# What this task involves
Every line below should be copied exactly; drop the pictures.

________________

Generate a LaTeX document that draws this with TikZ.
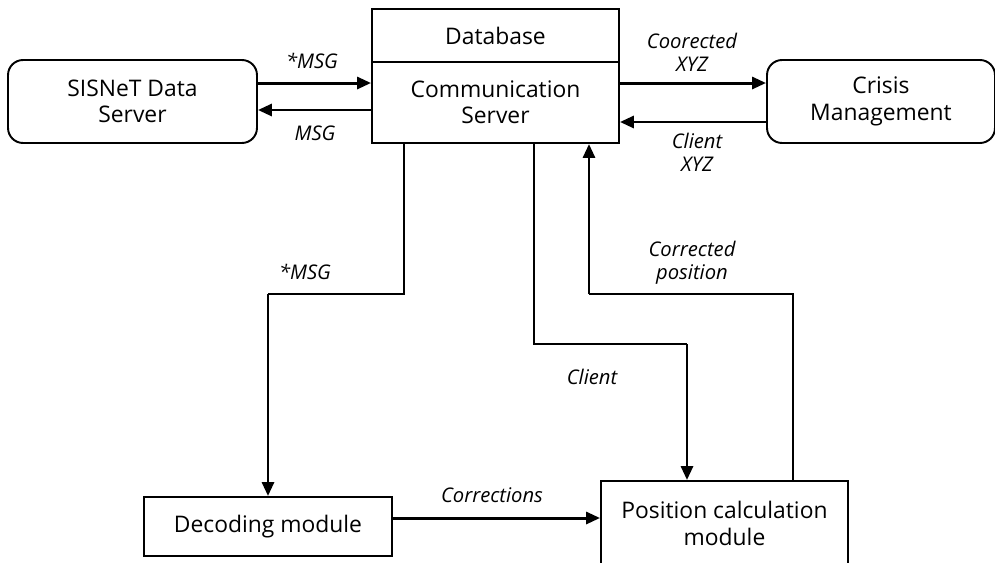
\documentclass[tikz,border=0pt]{standalone}
\usepackage{fontspec}
\setmainfont{Open Sans}
\usetikzlibrary{arrows.meta,positioning}

\begin{document}
\begin{tikzpicture}[
  x=0.02cm, y=-0.02cm,
  server/.style={rectangle, rounded corners=0.3cm, draw, line width=1.1pt, minimum height=1.66cm, align=center, inner sep=0pt, font=\fontsize{13}{15}\selectfont},
  module/.style={rectangle, draw, line width=1.1pt, align=center, inner sep=0pt, font=\fontsize{13}{15}\selectfont},
  msg/.style={align=center, inner sep=0pt, font=\fontsize{11.5}{13}\selectfont\itshape},
  flow/.style={-{Triangle[length=0.28cm, width=0.24cm]}, line width=1.7pt},
  wire/.style={line width=1.1pt}
]
  \useasboundingbox (0,0) rectangle (995,562);
  \clip (0,0) rectangle (995,562);

  % Top row: data server, communication server, crisis management
  \node[server, minimum width=4.98cm] (sis) at (132.5,101.5) {SISNeT Data\\Server};
  \node[module, minimum width=4.94cm, minimum height=1.06cm] (db) at (495.5,35.5) {Database};
  \node[module, minimum width=4.94cm, minimum height=1.62cm] (comm) at (495.5,102.5) {Communication\\Server};
  \node[server, minimum width=4.56cm] (cm) at (881,101.5) {Crisis\\Management};

  % Bottom row: modules
  \node[module, minimum width=4.96cm, minimum height=1.18cm] (dec) at (268,526.5) {Decoding module};
  \node[module, minimum width=4.94cm, minimum height=1.7cm] (pos) at (724.5,523.5) {Position calculation\\module};

  % Links to the data server
  \draw[flow] ([yshift=0.37cm]sis.east) -- ([yshift=0.37cm]sis.east -| comm.west);
  \draw[flow] ([yshift=-0.17cm]sis.east -| comm.west) -- ([yshift=-0.17cm]sis.east);
  \node[msg] (msgin) at (312,61) {*MSG};
  \node[msg] (msgout) at (315,133) {MSG};

  % Links to crisis management
  \draw[flow] ([yshift=0.37cm]cm.west -| comm.east) -- ([yshift=0.37cm]cm.west);
  \draw[flow] ([yshift=-0.41cm]cm.west) -- ([yshift=-0.41cm]cm.west -| comm.east);
  \node[msg] (xyzout) at (692,52) {Coorected\\XYZ};
  \node[msg] (xyzin) at (697,152) {Client\\XYZ};

  % Server down to the decoding module
  \coordinate (k1) at (404,294);
  \draw[wire] (comm.south -| k1) -- (k1) -- (k1 -| dec.north);
  \draw[flow] (k1 -| dec.north) -- (dec.north);
  \node[msg] (msgdec) at (305,272) {*MSG};

  % Server down to the position module
  \coordinate (k2) at (534,344);
  \coordinate (k3) at (687,344);
  \draw[wire] (comm.south -| k2) -- (k2) -- (k3);
  \draw[flow] (k3) -- (k3 |- pos.north);
  \node[msg] (client) at (592,377) {Client};

  % Position module back up to the server
  \coordinate (k4) at (793,294);
  \coordinate (k5) at (589,294);
  \draw[wire] (pos.north -| k4) -- (k4) -- (k5);
  \draw[flow] (k5) -- (k5 |- comm.south);
  \node[msg] (corrpos) at (692,263) {Corrected\\position};

  % Decoding module to position module
  \draw[flow] ([yshift=0.17cm]dec.east) -- ([yshift=0.17cm]dec.east -| pos.west);
  \node[msg] (corr) at (492,495) {Corrections};
\end{tikzpicture}
\end{document}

________________

# Solved exercise
Generate a LaTeX document that draws this with TikZ.
\documentclass[tikz,border=0pt]{standalone}
\usepackage{fontspec}
\setmainfont{Open Sans}
\usetikzlibrary{arrows.meta,positioning}

\begin{document}
\begin{tikzpicture}[
  x=0.02cm, y=-0.02cm,
  server/.style={rectangle, rounded corners=0.3cm, draw, line width=1.1pt, minimum height=1.66cm, align=center, inner sep=0pt, font=\fontsize{13}{15}\selectfont},
  module/.style={rectangle, draw, line width=1.1pt, align=center, inner sep=0pt, font=\fontsize{13}{15}\selectfont},
  msg/.style={align=center, inner sep=0pt, font=\fontsize{11.5}{13}\selectfont\itshape},
  flow/.style={-{Triangle[length=0.28cm, width=0.24cm]}, line width=1.7pt},
  wire/.style={line width=1.1pt}
]
  \useasboundingbox (0,0) rectangle (995,562);
  \clip (0,0) rectangle (995,562);

  % Top row: data server, communication server, crisis management
  \node[server, minimum width=4.98cm] (sis) at (132.5,101.5) {SISNeT Data\\Server};
  \node[module, minimum width=4.94cm, minimum height=1.06cm] (db) at (495.5,35.5) {Database};
  \node[module, minimum width=4.94cm, minimum height=1.62cm] (comm) at (495.5,102.5) {Communication\\Server};
  \node[server, minimum width=4.56cm] (cm) at (881,101.5) {Crisis\\Management};

  % Bottom row: modules
  \node[module, minimum width=4.96cm, minimum height=1.18cm] (dec) at (268,526.5) {Decoding module};
  \node[module, minimum width=4.94cm, minimum height=1.7cm] (pos) at (724.5,523.5) {Position calculation\\module};

  % Links to the data server
  \draw[flow] ([yshift=0.37cm]sis.east) -- ([yshift=0.37cm]sis.east -| comm.west);
  \draw[flow] ([yshift=-0.17cm]sis.east -| comm.west) -- ([yshift=-0.17cm]sis.east);
  \node[msg] (msgin) at (312,61) {*MSG};
  \node[msg] (msgout) at (315,133) {MSG};

  % Links to crisis management
  \draw[flow] ([yshift=0.37cm]cm.west -| comm.east) -- ([yshift=0.37cm]cm.west);
  \draw[flow] ([yshift=-0.41cm]cm.west) -- ([yshift=-0.41cm]cm.west -| comm.east);
  \node[msg] (xyzout) at (692,52) {Coorected\\XYZ};
  \node[msg] (xyzin) at (697,152) {Client\\XYZ};

  % Server down to the decoding module
  \coordinate (k1) at (404,294);
  \draw[wire] (comm.south -| k1) -- (k1) -- (k1 -| dec.north);
  \draw[flow] (k1 -| dec.north) -- (dec.north);
  \node[msg] (msgdec) at (305,272) {*MSG};

  % Server down to the position module
  \coordinate (k2) at (534,344);
  \coordinate (k3) at (687,344);
  \draw[wire] (comm.south -| k2) -- (k2) -- (k3);
  \draw[flow] (k3) -- (k3 |- pos.north);
  \node[msg] (client) at (592,377) {Client};

  % Position module back up to the server
  \coordinate (k4) at (793,294);
  \coordinate (k5) at (589,294);
  \draw[wire] (pos.north -| k4) -- (k4) -- (k5);
  \draw[flow] (k5) -- (k5 |- comm.south);
  \node[msg] (corrpos) at (692,263) {Corrected\\position};

  % Decoding module to position module
  \draw[flow] ([yshift=0.17cm]dec.east) -- ([yshift=0.17cm]dec.east -| pos.west);
  \node[msg] (corr) at (492,495) {Corrections};
\end{tikzpicture}
\end{document}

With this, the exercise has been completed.